[THE TASK] Only the lines from the first one through the line with "rate_ticks = [0, 10, 20, 30, 40, 50]" should be printed, exactly as they appear.

[DATASET EXTRACT]

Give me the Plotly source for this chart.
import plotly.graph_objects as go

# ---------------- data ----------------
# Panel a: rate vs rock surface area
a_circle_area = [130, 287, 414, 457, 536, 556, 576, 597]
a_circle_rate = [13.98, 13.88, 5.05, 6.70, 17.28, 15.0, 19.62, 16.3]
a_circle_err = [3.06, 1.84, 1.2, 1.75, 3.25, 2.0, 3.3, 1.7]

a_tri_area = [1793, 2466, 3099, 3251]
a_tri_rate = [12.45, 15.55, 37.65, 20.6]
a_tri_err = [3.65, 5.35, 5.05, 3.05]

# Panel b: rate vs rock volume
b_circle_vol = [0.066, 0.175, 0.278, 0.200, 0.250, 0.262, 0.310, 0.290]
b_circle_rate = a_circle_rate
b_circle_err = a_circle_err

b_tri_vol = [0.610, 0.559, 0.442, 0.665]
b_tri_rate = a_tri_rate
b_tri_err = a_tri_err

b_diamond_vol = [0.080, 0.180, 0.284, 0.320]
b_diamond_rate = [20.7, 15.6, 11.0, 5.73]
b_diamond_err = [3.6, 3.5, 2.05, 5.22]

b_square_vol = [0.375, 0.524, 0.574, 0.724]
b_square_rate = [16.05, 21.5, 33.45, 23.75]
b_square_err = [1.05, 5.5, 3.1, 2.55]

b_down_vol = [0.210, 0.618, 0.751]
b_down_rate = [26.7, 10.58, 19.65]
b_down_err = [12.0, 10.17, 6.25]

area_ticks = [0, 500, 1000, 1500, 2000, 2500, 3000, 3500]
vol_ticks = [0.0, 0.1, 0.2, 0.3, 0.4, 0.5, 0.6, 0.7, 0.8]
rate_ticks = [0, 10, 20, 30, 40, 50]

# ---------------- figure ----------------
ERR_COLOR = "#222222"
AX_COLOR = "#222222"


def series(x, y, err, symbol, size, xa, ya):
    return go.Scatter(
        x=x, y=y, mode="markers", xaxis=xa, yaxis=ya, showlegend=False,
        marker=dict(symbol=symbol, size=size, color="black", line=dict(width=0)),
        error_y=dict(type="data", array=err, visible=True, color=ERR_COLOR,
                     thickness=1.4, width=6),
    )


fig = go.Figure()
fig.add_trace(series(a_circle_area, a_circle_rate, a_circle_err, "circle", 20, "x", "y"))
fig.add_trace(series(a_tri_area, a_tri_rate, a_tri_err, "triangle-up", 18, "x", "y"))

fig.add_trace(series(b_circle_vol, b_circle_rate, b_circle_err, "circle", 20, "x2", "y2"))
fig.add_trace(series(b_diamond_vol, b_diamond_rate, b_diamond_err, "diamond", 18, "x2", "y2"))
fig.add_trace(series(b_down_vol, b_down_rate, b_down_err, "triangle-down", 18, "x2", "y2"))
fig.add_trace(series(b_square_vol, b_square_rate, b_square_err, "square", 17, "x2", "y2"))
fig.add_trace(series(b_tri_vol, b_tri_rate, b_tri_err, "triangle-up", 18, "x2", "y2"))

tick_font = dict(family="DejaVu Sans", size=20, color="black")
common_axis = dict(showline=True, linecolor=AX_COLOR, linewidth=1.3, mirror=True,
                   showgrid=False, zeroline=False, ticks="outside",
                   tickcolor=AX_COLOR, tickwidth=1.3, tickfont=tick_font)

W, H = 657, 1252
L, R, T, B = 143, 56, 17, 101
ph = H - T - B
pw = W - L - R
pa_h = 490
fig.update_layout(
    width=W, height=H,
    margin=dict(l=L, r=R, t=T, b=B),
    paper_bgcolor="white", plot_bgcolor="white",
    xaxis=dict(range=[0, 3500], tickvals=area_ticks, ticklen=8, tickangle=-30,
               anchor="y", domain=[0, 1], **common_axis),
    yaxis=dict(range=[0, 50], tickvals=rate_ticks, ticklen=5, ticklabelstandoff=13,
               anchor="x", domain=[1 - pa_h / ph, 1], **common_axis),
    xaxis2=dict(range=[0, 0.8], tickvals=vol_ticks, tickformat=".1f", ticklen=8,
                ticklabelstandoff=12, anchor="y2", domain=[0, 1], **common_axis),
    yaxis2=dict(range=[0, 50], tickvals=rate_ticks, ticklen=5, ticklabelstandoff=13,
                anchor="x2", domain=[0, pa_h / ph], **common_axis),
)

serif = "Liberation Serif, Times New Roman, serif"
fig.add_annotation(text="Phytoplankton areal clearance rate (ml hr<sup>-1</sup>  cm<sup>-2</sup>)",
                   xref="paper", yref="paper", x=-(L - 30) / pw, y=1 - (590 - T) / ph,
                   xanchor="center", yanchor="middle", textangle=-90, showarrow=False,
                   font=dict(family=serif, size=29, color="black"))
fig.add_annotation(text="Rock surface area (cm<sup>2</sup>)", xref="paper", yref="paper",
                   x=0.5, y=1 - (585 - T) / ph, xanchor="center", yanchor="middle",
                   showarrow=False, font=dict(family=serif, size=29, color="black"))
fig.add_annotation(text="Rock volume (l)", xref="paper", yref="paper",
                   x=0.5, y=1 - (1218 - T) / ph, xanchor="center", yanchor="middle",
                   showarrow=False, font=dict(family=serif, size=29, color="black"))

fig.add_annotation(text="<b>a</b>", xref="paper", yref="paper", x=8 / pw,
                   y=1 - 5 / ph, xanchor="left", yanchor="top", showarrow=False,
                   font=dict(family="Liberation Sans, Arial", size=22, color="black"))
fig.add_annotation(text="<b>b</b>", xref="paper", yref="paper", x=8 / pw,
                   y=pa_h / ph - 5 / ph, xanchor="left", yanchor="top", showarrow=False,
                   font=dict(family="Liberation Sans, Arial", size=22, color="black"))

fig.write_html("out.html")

[TASK RESPONSE]
Give me the Plotly source for this chart.
import plotly.graph_objects as go

# ---------------- data ----------------
# Panel a: rate vs rock surface area
a_circle_area = [130, 287, 414, 457, 536, 556, 576, 597]
a_circle_rate = [13.98, 13.88, 5.05, 6.70, 17.28, 15.0, 19.62, 16.3]
a_circle_err = [3.06, 1.84, 1.2, 1.75, 3.25, 2.0, 3.3, 1.7]

a_tri_area = [1793, 2466, 3099, 3251]
a_tri_rate = [12.45, 15.55, 37.65, 20.6]
a_tri_err = [3.65, 5.35, 5.05, 3.05]

# Panel b: rate vs rock volume
b_circle_vol = [0.066, 0.175, 0.278, 0.200, 0.250, 0.262, 0.310, 0.290]
b_circle_rate = a_circle_rate
b_circle_err = a_circle_err

b_tri_vol = [0.610, 0.559, 0.442, 0.665]
b_tri_rate = a_tri_rate
b_tri_err = a_tri_err

b_diamond_vol = [0.080, 0.180, 0.284, 0.320]
b_diamond_rate = [20.7, 15.6, 11.0, 5.73]
b_diamond_err = [3.6, 3.5, 2.05, 5.22]

b_square_vol = [0.375, 0.524, 0.574, 0.724]
b_square_rate = [16.05, 21.5, 33.45, 23.75]
b_square_err = [1.05, 5.5, 3.1, 2.55]

b_down_vol = [0.210, 0.618, 0.751]
b_down_rate = [26.7, 10.58, 19.65]
b_down_err = [12.0, 10.17, 6.25]

area_ticks = [0, 500, 1000, 1500, 2000, 2500, 3000, 3500]
vol_ticks = [0.0, 0.1, 0.2, 0.3, 0.4, 0.5, 0.6, 0.7, 0.8]
rate_ticks = [0, 10, 20, 30, 40, 50]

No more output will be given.